Bundesschulsprecher Lukas Faymann: "Förderung schwacher Schüler verbessern"

Faymann, der heuer selbst maturiert, betont die deutlichen Unterschiede zwischen den Schulen und fordert zusätzliche Mittel für eine gezielte Förderung schwächerer Standorte, "um möglichst viele Schülerinnen und Schüler auf ein hohes Niveau zu bekommen". Der Schlüssel zum Erfolg liege in der individuellen Förderung der Schulen, als auch der Schülerinnen und Schüler. Der positive Ausgang der Matura darf keinesfalls dazu missbraucht werden, um weiterhin bei individuellen Förderungen wie den Vorbereitungsstunden zu sparen.“

Harald Walser, Bildungssprecher der Grünen: "Bessere Qualitätskontrolle des Unterrichts"

Walser, einst Direktor einer Vorarlberger AHS, weist ebenfalls auf die Unterschiede zwischen Schulen, aber vor allem zwischen Burschen und Mädchen hin. Als Gegenmaßnahmen kann er sich eine bessere Qualitätskontrolle des Unterrichts, verstärkte Weiterbildung der Lehrkräfte, aber auch eine Anpassung der Prüfungsformate vorstellen: „Wir müssen aufpassen, dass die Entwicklung zum ,Teaching to the test' - also zur reinen Testvorbereitung gestoppt wird.“ Natürliche bestehe die Gefahr, dass zentral vorgegebene Testaufgaben den Unterricht verarmen und sich dieser nur noch auf Testvorbereitung beschränke: „Wer diese Gefahr kennt, kann ihr auch begegnen." Rückmeldungen aus den Schulen würden zeigen, dass viele Lehrkräfte sehr skeptisch sind, weil sich alles auf einen Prüfungsmodus zuspitzt, warnt Walser.
Walser verweist aber auch auf positive Nebeneffekte der Zentralmatura: „Die Zusammenarbeit der Lehrkräfte untereinander hat sich verstärkt.
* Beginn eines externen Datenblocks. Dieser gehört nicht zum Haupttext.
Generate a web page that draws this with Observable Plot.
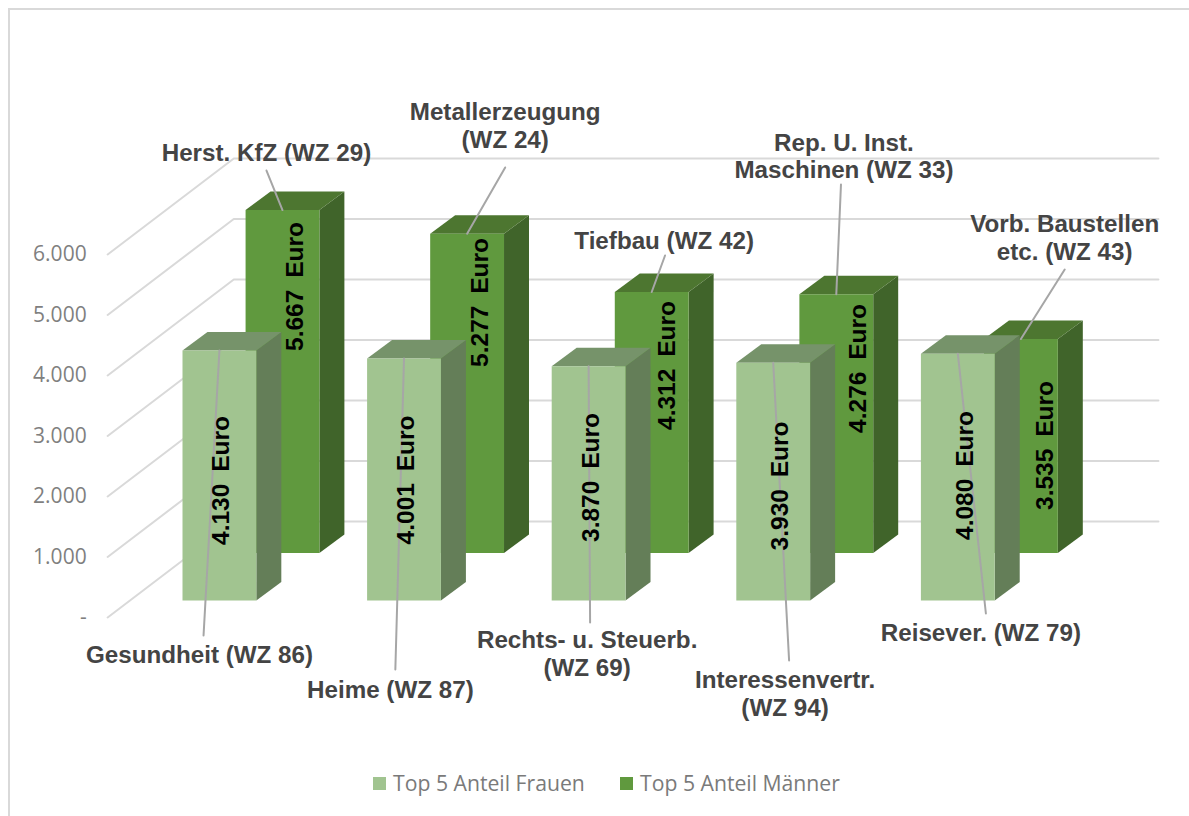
<!DOCTYPE html>
<html>
<head>
<meta charset="utf-8">
<script src="https://cdn.jsdelivr.net/npm/d3@7"></script>
<script src="https://cdn.jsdelivr.net/npm/@observablehq/plot@0.6"></script>
<style>
  html, body { margin: 0; padding: 0; background: #fff; overflow: hidden; }
  #frame { position: absolute; left: 8px; top: 8px; width: 1181px; height: 810px; border-top: 2px solid #d9d9d9; border-left: 2px solid #d9d9d9; box-sizing: border-box; pointer-events: none; }
  #chart { position: relative; width: 1189px; height: 760px; }
  #chart svg { display: block; }
  .vlabel text { word-spacing: 5px; }
  #legend { position: relative; height: 56px; width: 1189px; font: 21.2px "Open Sans", sans-serif; color: #7a7a7a; }
  #legend .item { position: absolute; top: 10px; display: flex; align-items: center; gap: 7px; line-height: 26px; white-space: nowrap; }
  #legend .sw { width: 13px; height: 13px; display: inline-block; }
</style>
</head>
<body>
<div id="frame"></div>
<div id="chart"></div>
<div id="legend"></div>
<script>
// --- data ---
const womenCategories = ["Gesundheit (WZ 86)", "Heime (WZ 87)", "Rechts- u. Steuerb.\n(WZ 69)", "Interessenvertr.\n(WZ 94)", "Reisever. (WZ 79)"];
const menCategories = ["Herst. KfZ (WZ 29)", "Metallerzeugung\n(WZ 24)", "Tiefbau (WZ 42)", "Rep. U. Inst.\nMaschinen (WZ 33)", "Vorb. Baustellen\netc. (WZ 43)"];
const womenValues = [4130, 4001, 3870, 3930, 4080];
const menValues = [5667, 5277, 4312, 4276, 3535];
const yTicks = [0, 1000, 2000, 3000, 4000, 5000, 6000];
const seriesNames = ["Top 5 Anteil Frauen", "Top 5 Anteil Männer"];

// --- colours ---
const womenColors = {front: "#a1c490", side: "#647e58", top: "#76936a"};
const menColors = {front: "#60993e", side: "#40642a", top: "#4d7630"};

// --- oblique projection: category unit u, value v, depth d (in bar depths) ---
const depthU = 0.1353, depthV = 306, barWidth = 0.4;
const menDepth = 2.57, menShift = -0.006, wallDepth = 4.27, frontDepth = -0.92;
const project = (u, v, d) => [u + d * depthU, v + d * depthV];

// --- annotation layout, in the same category / value units ---
const womenValueLabelAt = [[0.211, 1983], [1.212, 1992], [2.214, 2033], [3.237, 1893], [4.238, 2066]];
const menValueLabelAt = [[0.612, 5190], [1.613, 4926], [2.625, 3884], [3.659, 3835], [4.671, 2562]];
const womenNameAt = [[0.092, -893], [1.126, -1471], [2.192, -876], [3.264, -1537], [4.325, -529]];
const menNameAt = [[0.455, 7405], [1.748, 7851], [2.609, 5950], [3.583, 7355], [4.779, 6000]];
const womenLeaderEnd = [[0.114, -579], [1.153, -1140], [2.208, -364], [3.286, -992], [4.352, -215]];
const menLeaderEnd = [[0.455, 7107], [1.748, 7157], [2.614, 5702], [3.567, 6876], [4.779, 5471]];

// --- helpers ---
const fmt = v => d3.format(",")(v).replace(",", ".");
function faces(values, depth, shift) {
  const out = {front: [], side: [], top: []};
  values.forEach((v, i) => {
    const l = i + shift, r = i + shift + barWidth;
    const poly = (name, pts) => pts.forEach(p => {
      const [x, y] = project(...p);
      out[name].push({id: i, x, y});
    });
    poly("side", [[r, 0, depth], [r, 0, depth + 1], [r, v, depth + 1], [r, v, depth]]);
    poly("top", [[l, v, depth], [l, v, depth + 1], [r, v, depth + 1], [r, v, depth]]);
    poly("front", [[l, 0, depth], [l, v, depth], [r, v, depth], [r, 0, depth]]);
  });
  return out;
}
const barMarks = (values, depth, shift, colors) => {
  const f = faces(values, depth, shift);
  return ["side", "top", "front"].map(name =>
    Plot.line(f[name], {x: "x", y: "y", z: "id", fill: colors[name], stroke: "none"}));
};
const leaders = (values, depth, shift, ends) => values.flatMap((v, i) => {
  const [x, y] = project(i + shift + barWidth / 2, v, depth);
  return [{id: i, x, y}, {id: i, x: ends[i][0], y: ends[i][1]}];
});

// --- walls ---
const wallRight = 4.709, wallBackU = -0.30, wallFrontU = -0.281;
const gridRows = yTicks.flatMap(t => {
  const a = project(wallFrontU, t, frontDepth);
  const b = project(wallBackU, t, wallDepth);
  const c = project(wallRight, t, wallDepth);
  return [{t, x: a[0], y: a[1]}, {t, x: b[0], y: b[1]}, {t, x: c[0], y: c[1]}];
});
const axisRows = yTicks.map(t => {
  const [x, y] = project(wallFrontU, t, frontDepth);
  return {t, x, y, label: t === 0 ? "-" : fmt(t)};
});

const valueRows = (values, at) => values.map((v, i) => ({x: at[i][0], y: at[i][1], label: fmt(v) + " Euro"}));
const nameRows = (names, at) => names.map((n, i) => ({x: at[i][0], y: at[i][1], label: n}));

const labelFont = {fontFamily: "'Liberation Sans', Arial, sans-serif", fontWeight: "bold"};

const plot = Plot.plot({
  width: 1189, height: 760, margin: 0,
  x: {domain: [-0.9859, 5.4550], range: [0, 1189], axis: null},
  y: {domain: [-2645, 9917], range: [760, 0], axis: null},
  style: {background: "transparent", overflow: "visible"},
  marks: [
    Plot.line(gridRows, {x: "x", y: "y", z: "t", stroke: "#d9d9d9", strokeWidth: 2}),
    Plot.text(axisRows, {x: "x", y: "y", text: "label", dx: -21, textAnchor: "end", lineAnchor: "middle",
      fontFamily: "'Open Sans', sans-serif", fontSize: 21, fill: "#7f7f7f"}),
    ...barMarks(menValues, menDepth, menShift, menColors),
    ...barMarks(womenValues, 0, 0, womenColors),
    Plot.line(leaders(menValues, menDepth, menShift, menLeaderEnd), {x: "x", y: "y", z: "id", stroke: "#a6a6a6", strokeWidth: 2}),
    Plot.line(leaders(womenValues, 0, 0, womenLeaderEnd), {x: "x", y: "y", z: "id", stroke: "#a6a6a6", strokeWidth: 2}),
    Plot.text(valueRows(womenValues, womenValueLabelAt), {x: "x", y: "y", text: "label", rotate: -90, textAnchor: "middle", lineAnchor: "middle",
      fontSize: 24.5, fill: "#000", className: "vlabel", ...labelFont}),
    Plot.text(valueRows(menValues, menValueLabelAt), {x: "x", y: "y", text: "label", rotate: -90, textAnchor: "middle", lineAnchor: "middle",
      fontSize: 24.5, fill: "#000", className: "vlabel", ...labelFont}),
    Plot.text(nameRows(womenCategories, womenNameAt), {x: "x", y: "y", text: "label", textAnchor: "middle", lineAnchor: "middle",
      lineHeight: 1.15, fontSize: 24.2, fill: "#444444", ...labelFont}),
    Plot.text(nameRows(menCategories, menNameAt), {x: "x", y: "y", text: "label", textAnchor: "middle", lineAnchor: "middle",
      lineHeight: 1.15, fontSize: 24.2, fill: "#444444", ...labelFont})
  ]
});
document.getElementById("chart").appendChild(plot);

// --- legend ---
const legend = document.getElementById("legend");
[[seriesNames[0], womenColors.front, 373], [seriesNames[1], menColors.front, 620]].forEach(([name, color, left]) => {
  const item = document.createElement("div");
  item.className = "item";
  item.style.left = left + "px";
  item.innerHTML = `<span class="sw" style="background:${color}"></span><span>${name}</span>`;
  legend.appendChild(item);
});
</script>
</body>
</html>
Zwischen Schülern und Lehrern wurde eine neue Lernkultur eingeführt, da diese nun am gemeinsamen Ziel arbeiten.“

Zentralmatura: Was sagen die Experten über die Ergebnisse?

Kompensationsprüfungen

Die Schüler, die auf eine schriftliche Prüfung einen Fünfer haben, können am 1. und 2. Juni zur Kompensationsüprüfung antreten. Die Aufgabenstellungen werden bei Zentralmatura- Fächern vom Bildungsinstitut Bifie) vorgegeben, die Fragen stellt der Klassenlehrer.

Wer nicht zur Prüfung antritt, der kann im Herbst erneut zur schriftlichen Matura antreten. Die meisten werden die Chance, sich den Fünfer auszubessern, aber wohl nutzen.

Mündliche Prüfung

Frühestens ab dem 3. Juni müssen die Maturanten in zwei bzw. drei Fächern zur Mündlichen antreten. Für jedes Fach gibt es einen Pool von 12 bis 24 Aufgaben mit je 2 Fragestellungen – abhängig von der Wochen- stundenzahl des Prüfungsfachs. Auch hier gilt: Wer durchfliegt, kann im Herbst wieder antreten.